Should have phrased that better, my point was that going up 20mm is not going to make enough of a difference to make a set of lower end Shimanos feel similar in power to set of Mavens. Personally, I run 220 HS2's with my T4's so I'm not turning poor 200 centrelines into funny rainbow colors but I didn't feel any massive jumps in power between the two, closer to going to a slightly more aggro pad compound.
Interestingly you might be better off turning your rotors colors vs sizing up.
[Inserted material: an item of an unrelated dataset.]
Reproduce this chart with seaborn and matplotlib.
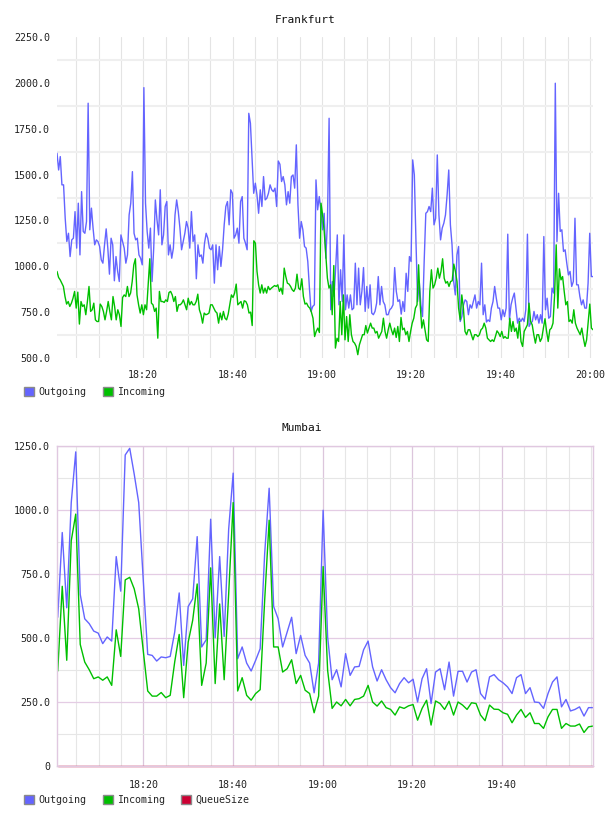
import numpy as np
import pandas as pd
import matplotlib
matplotlib.use("Agg")
import matplotlib.pyplot as plt
import matplotlib.dates as mdates
from matplotlib.patches import Patch
from matplotlib.ticker import FixedLocator, FixedFormatter
import seaborn as sns

# ---------------- data ----------------
series_names = ["Outgoing", "Incoming", "QueueSize"]
series_colors = ["#6464ff", "#00c000", "#cc0033"]

frankfurt_outgoing = [
    1616, 1525, 1598, 1444, 1444, 1262, 1135, 1180, 1053, 1144,
    1153, 1298, 1099, 1344, 1062, 1407, 1190, 1180, 1244, 1889,
    1199, 1317, 1208, 1117, 1144, 1135, 1108, 1035, 1017, 1117,
    1204, 1099, 957, 1153, 1117, 921, 1053, 972, 917, 1171,
    1135, 1099, 1017, 1062, 1280, 1344, 1516, 1180, 1144, 1153,
    1062, 1044, 1008, 1974, 1344, 1190, 1099, 1208, 917, 1099,
    1362, 1253, 1171, 1417, 1117, 1171, 1326, 1353, 1062, 1117,
    1044, 1099, 1280, 1362, 1298, 1208, 1090, 1135, 1180, 1244,
    1208, 1099, 1298, 1135, 1171, 932, 1117, 1053, 1062, 1017,
    1126, 1180, 1153, 1099, 1090, 1117, 908, 1117, 981, 1108,
    999, 1090, 1226, 1326, 1353, 1226, 1417, 1398, 1153,
    1171, 1208, 1126, 1353, 1380, 1153, 1126, 1090, 1834, 1780,
    1589, 1398, 1453, 1389, 1289, 1417, 1326, 1489, 1362, 1371,
    1398, 1444, 1417, 1407, 1426, 1326, 1574, 1556, 1462, 1489,
    1444, 1335, 1407, 1344, 1489, 1498, 1426, 1662, 1335, 1153,
    1244, 1199, 1108, 1099, 1026, 881, 754, 781, 790, 1471,
    1308, 1380, 1308, 1199, 1289, 1044, 1244, 1807, 763, 917,
    835, 990, 1171, 790, 981, 808, 1171, 763, 844, 772,
    844, 763, 772, 1017, 790, 990, 790, 863, 993, 754,
    890, 772, 899, 745, 736, 754, 799, 944, 790, 890,
    808, 790, 736, 736, 763, 772, 790, 993, 863, 808,
    817, 739, 808, 754, 962, 863, 1053, 1026, 1580, 1498,
    1135,
    808, 917, 790, 726, 1026, 1289, 1298, 1326, 1298, 1426,
    1226, 1262, 1607, 1280, 1144, 1208, 1235, 1280, 1389, 1525,
    1226, 1117, 917, 844, 1062, 1108, 699, 726, 790, 817,
    808, 736, 790, 772, 808, 844, 772, 808, 790, 1017,
    736, 790, 696, 708, 699, 772, 808, 890, 826, 772,
    772, 708, 763, 726, 772, 1175, 708, 790, 826, 854,
    772, 690, 717, 699, 717, 699, 763, 1175, 672, 690,
    699, 754, 708, 736, 690, 736, 690, 1162, 763, 826,
    717, 726, 881, 854, 1998, 1135, 1398, 1190, 1199, 1081,
    1090, 1017, 953, 972, 890, 917, 1262, 899, 899, 835,
    790, 817, 772, 772, 908, 1180, 944, 944,
]

frankfurt_incoming = [
    972, 939, 926, 908, 890, 835, 794, 808, 781, 799,
    826, 863, 772, 859, 685, 808, 781, 790, 736, 808,
    890, 754, 763, 799, 708, 699, 699, 794, 781, 754,
    708, 754, 808, 754, 708, 835, 781, 708, 763, 736,
    672, 830, 844, 835, 890, 835, 854, 917, 1008, 1041,
    844, 790, 745, 790, 736, 790, 763, 899, 1041, 799,
    790, 754, 772, 608, 863, 808, 808, 803, 817, 808,
    857, 863, 844, 808, 835, 754, 790, 790, 799, 817,
    790, 763, 826, 790, 808, 790, 790, 808, 848, 763,
    736, 690, 745, 736, 739, 745, 790, 790, 772, 754,
    745, 690, 745, 708, 754, 717, 708, 739, 790, 844,
    830, 854, 903, 790,
    799, 808, 772, 812, 808, 790, 745, 750, 677, 1139,
    1126, 972, 899, 854, 899, 854, 881, 854, 890, 872,
    881, 888, 895, 890, 899, 863, 881, 848, 990, 944,
    908, 903, 890, 872, 863, 881, 957, 881, 872, 932,
    835, 794, 799, 781, 772, 750, 717, 617, 645, 663,
    639, 1344, 1280, 1190, 1062, 935, 881, 899, 736, 1004,
    554, 608, 590, 808, 627, 844, 599, 726, 590, 736,
    627, 590, 581, 563, 518, 572, 599, 627, 627, 677,
    636, 663, 690, 663, 663, 636, 645, 608, 627, 645,
    717, 645, 608, 654, 690, 654, 627, 663, 612, 672,
    590, 721, 654, 663, 627, 645, 590, 645, 690, 717,
    772, 790, 1008, 790, 663,
    708, 654, 599, 590, 863, 981, 881, 899, 935, 990,
    935, 972, 1041, 935, 908, 917, 890, 917, 921, 1012,
    972, 917, 772, 708, 844, 772, 645, 627, 654, 654,
    627, 599, 627, 627, 617, 627, 654, 663, 690, 663,
    608, 599, 590, 599, 590, 617, 648, 636, 617, 645,
    608, 617, 608, 608, 717, 645, 699, 645, 663, 608,
    699, 590, 563, 645, 663, 681, 799, 699, 681, 627,
    581, 627, 627, 590, 608, 663, 714, 645, 590, 654,
    663, 690, 844, 1117, 772, 986, 926, 944, 863, 790,
    808, 699, 708, 690, 763, 690, 663, 645, 627, 663,
    608, 563, 599, 699, 794, 663, 654,
]

mumbai_outgoing = [
    581, 912, 618, 1029, 1227, 670, 575, 556, 527, 519,
    478, 504, 488, 818, 683, 1215, 1241, 1140, 1029, 730,
    436, 432, 410, 426, 423, 428, 523, 676, 393, 623,
    653, 896, 465, 493, 964, 501, 818, 506, 925, 1144,
    419, 465, 402, 371, 413, 458, 828, 1085, 623, 575,
    465, 523, 581, 439, 510, 432, 402, 286, 402, 999,
    504, 337, 376, 309, 439, 354, 387, 389, 454, 488,
    387, 332, 376, 337, 306, 286, 322, 345, 325, 339,
    250, 341, 380, 244, 367, 380, 298, 406, 273, 370,
    370, 328, 367, 376, 283, 261, 348, 357, 337, 325,
    309, 283, 345, 357, 283, 306, 250, 248, 225, 283,
    328, 348, 231, 260, 215, 221, 231, 195, 228, 228,
]

mumbai_incoming = [
    371, 702, 413, 880, 984, 475, 406, 376, 341, 348,
    335, 348, 315, 532, 428, 727, 737, 692, 614, 452,
    293, 273, 273, 287, 267, 276, 406, 514, 267, 484,
    569, 711, 315, 402, 774, 322, 633, 337, 672, 1029,
    293, 345, 276, 257, 283, 298, 646, 960, 465, 465,
    367, 380, 415, 322, 354, 296, 283, 208, 273, 779,
    374, 225, 250, 235, 260, 235, 260, 263, 273, 315,
    250, 234, 254, 228, 221, 199, 231, 225, 235, 240,
    179, 225, 257, 160, 254, 244, 221, 253, 199, 250,
    238, 221, 247, 244, 199, 177, 238, 222, 221, 208,
    202, 169, 199, 221, 190, 208, 166, 166, 147, 192,
    221, 221, 147, 166, 156, 156, 164, 131, 153, 156,
]

mumbai_queue = [
    0, 0, 0, 0, 0, 0, 0, 0, 0, 0, 0, 0, 0, 0, 0, 0, 0, 0, 0, 0,
    0, 0, 0, 0, 0, 0, 0, 0, 0, 0, 0, 0, 0, 0, 0, 0, 0, 0, 0, 0,
    0, 0, 0, 0, 0, 0, 0, 0, 0, 0, 0, 0, 0, 0, 0, 0, 0, 0, 0, 0,
    0, 0, 0, 0, 0, 0, 0, 0, 0, 0, 0, 0, 0, 0, 0, 0, 0, 0, 0, 0,
    0, 0, 0, 0, 0, 0, 0, 0, 0, 0, 0, 0, 0, 0, 0, 0, 0, 0, 0, 0,
    0, 0, 0, 0, 0, 0, 0, 0, 0, 0, 0, 0, 0, 0, 0, 0, 0, 0, 0, 0,
]

top_yticks = [500, 750, 1000, 1250, 1500, 1750, 2000, 2250]
top_ytick_labels = ["500.0", "750.0", "1000.0", "1250.0", "1500.0", "1750.0", "2000.0", "2250.0"]
bot_yticks = [0, 250, 500, 750, 1000, 1250]
bot_ytick_labels = ["0", "250.0", "500.0", "750.0", "1000.0", "1250.0"]
top_xtick_labels = ["18:20", "18:40", "19:00", "19:20", "19:40", "20:00"]
bot_xtick_labels = ["18:20", "18:40", "19:00", "19:20", "19:40"]

day = "2024-01-01 "
t_start = pd.Timestamp(day + "18:00:42")
t_end = pd.Timestamp(day + "20:00:42")
b_start = pd.Timestamp(day + "18:00:52")
b_end = pd.Timestamp(day + "20:00:24")


def long_frame(pairs, start, end):
    parts = []
    for name, vals in pairs:
        times = pd.date_range(start, end, periods=len(vals))
        parts.append(pd.DataFrame({"time": times, "value": vals, "series": name}))
    return pd.concat(parts, ignore_index=True)


df_top = long_frame([("Outgoing", frankfurt_outgoing), ("Incoming", frankfurt_incoming)], t_start, t_end)
df_bot = long_frame([("Outgoing", mumbai_outgoing), ("Incoming", mumbai_incoming),
                     ("QueueSize", mumbai_queue)], b_start, b_end)

# ---------------- style ----------------
sns.set_theme(style="white")
plt.rcParams["font.family"] = ["DejaVu Sans Mono", "DejaVu Sans"]
palette = dict(zip(series_names, series_colors))
FS = 7.2

fig = plt.figure(figsize=(6.08, 8.16), dpi=100)
ax1 = fig.add_axes([57 / 608, 1 - 358 / 816, 536 / 608, 321 / 816])
ax2 = fig.add_axes([57 / 608, 1 - 766 / 816, 536 / 608, 320 / 816])

sns.lineplot(data=df_top, x="time", y="value", hue="series", hue_order=["Outgoing", "Incoming"],
             palette=palette, estimator=None, legend=False, linewidth=1.0, ax=ax1)
sns.lineplot(data=df_bot, x="time", y="value", hue="series", hue_order=series_names,
             palette=palette, estimator=None, legend=False, linewidth=1.0, ax=ax2)
for ln in ax2.lines:
    ln.set_clip_on(False)

def tick_times(labels):
    return [mdates.date2num(pd.Timestamp(day + s)) for s in labels]

minor5 = mdates.MinuteLocator(byminute=range(0, 60, 5))

# top chart
ax1.set_xlim(t_start, t_end)
ax1.set_ylim(top_yticks[0], top_yticks[-1])
ax1.xaxis.set_major_locator(FixedLocator(tick_times(top_xtick_labels)))
ax1.xaxis.set_major_formatter(FixedFormatter(top_xtick_labels))
ax1.xaxis.set_minor_locator(minor5)
ax1.yaxis.set_major_locator(FixedLocator(top_yticks))
ax1.yaxis.set_major_formatter(FixedFormatter(top_ytick_labels))
ax1.yaxis.set_minor_locator(FixedLocator([v + 125 for v in top_yticks[:-1]]))
ax1.grid(False)
ax1.xaxis.grid(True, which="both", color="#e4e4e4", linewidth=0.8)
ax1.yaxis.grid(True, which="minor", color="#efefef", linewidth=1.5)
for s in ax1.spines.values():
    s.set_visible(False)
ax1.tick_params(axis="both", which="both", length=0, labelsize=FS, colors="#222222")
ax1.tick_params(axis="x", pad=9)
ax1.tick_params(axis="y", pad=5)
ax1.set_xlabel("")
ax1.set_ylabel("")
ax1.set_axisbelow(True)

# bottom chart
ax2.set_xlim(b_start - pd.Timedelta(seconds=10), b_end)
ax2.set_ylim(bot_yticks[0], bot_yticks[-1])
ax2.xaxis.set_major_locator(FixedLocator(tick_times(bot_xtick_labels)))
ax2.xaxis.set_major_formatter(FixedFormatter(bot_xtick_labels))
ax2.xaxis.set_minor_locator(minor5)
ax2.yaxis.set_major_locator(FixedLocator(bot_yticks))
ax2.yaxis.set_major_formatter(FixedFormatter(bot_ytick_labels))
ax2.yaxis.set_minor_locator(FixedLocator([v + 125 for v in bot_yticks[:-1]]))
ax2.grid(False)
ax2.xaxis.grid(True, which="minor", color="#e6e6e6", linewidth=0.8)
ax2.yaxis.grid(True, which="minor", color="#e6e6e6", linewidth=0.8)
ax2.xaxis.grid(True, which="major", color="#dcc6dc", linewidth=0.9)
ax2.yaxis.grid(True, which="major", color="#e4cce4", linewidth=0.9)
for s in ax2.spines.values():
    s.set_color("#e0c8e0")
    s.set_linewidth(1.0)
ax2.tick_params(axis="both", which="both", length=0, labelsize=FS, colors="#222222")
ax2.tick_params(axis="x", pad=10)
ax2.tick_params(axis="y", pad=5)
ax2.set_xlabel("")
ax2.set_ylabel("")
ax2.set_axisbelow(True)

# titles
fig.text(305 / 608, 1 - 20 / 816, "Frankfurt", ha="center", va="center", fontsize=8, color="#111111")
fig.text(302 / 608, 1 - 428 / 816, "Mumbai", ha="center", va="center", fontsize=8, color="#111111")

# legends
def make_legend(names, y):
    handles = [Patch(facecolor=palette[n], edgecolor="#8a8a8a", linewidth=1.0, label=n) for n in names]
    fig.legend(handles=handles, loc="center left", bbox_to_anchor=(24 / 608, 1 - y / 816),
               ncol=len(names), frameon=False, fontsize=FS, handlelength=1.0, handleheight=1.0,
               handletextpad=0.45, columnspacing=1.6, borderpad=0, borderaxespad=0)

make_legend(["Outgoing", "Incoming"], 392)
make_legend(series_names, 800)

fig.savefig("out.png", dpi=100)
Not knowing what the rotor arms look like on your specific setup makes it all armchair qb’ing but, if your not seeing colors it means the brakes are not getting up to working temp, and based on the pad compound that could be having a negative impact on the overall brake power and bite crisp’ness.
I ran mtx gold pads for a year or so and could only get them into the Goldilocks zone, no pun intended, very infrequently and I’m a pretty decent charger and weight 205+. When they did get there they were great, amazing bite and good power, but when they weren’t there they were good but not great. Sinter greens get there way quicker for me with no perceptible fade. YMMV.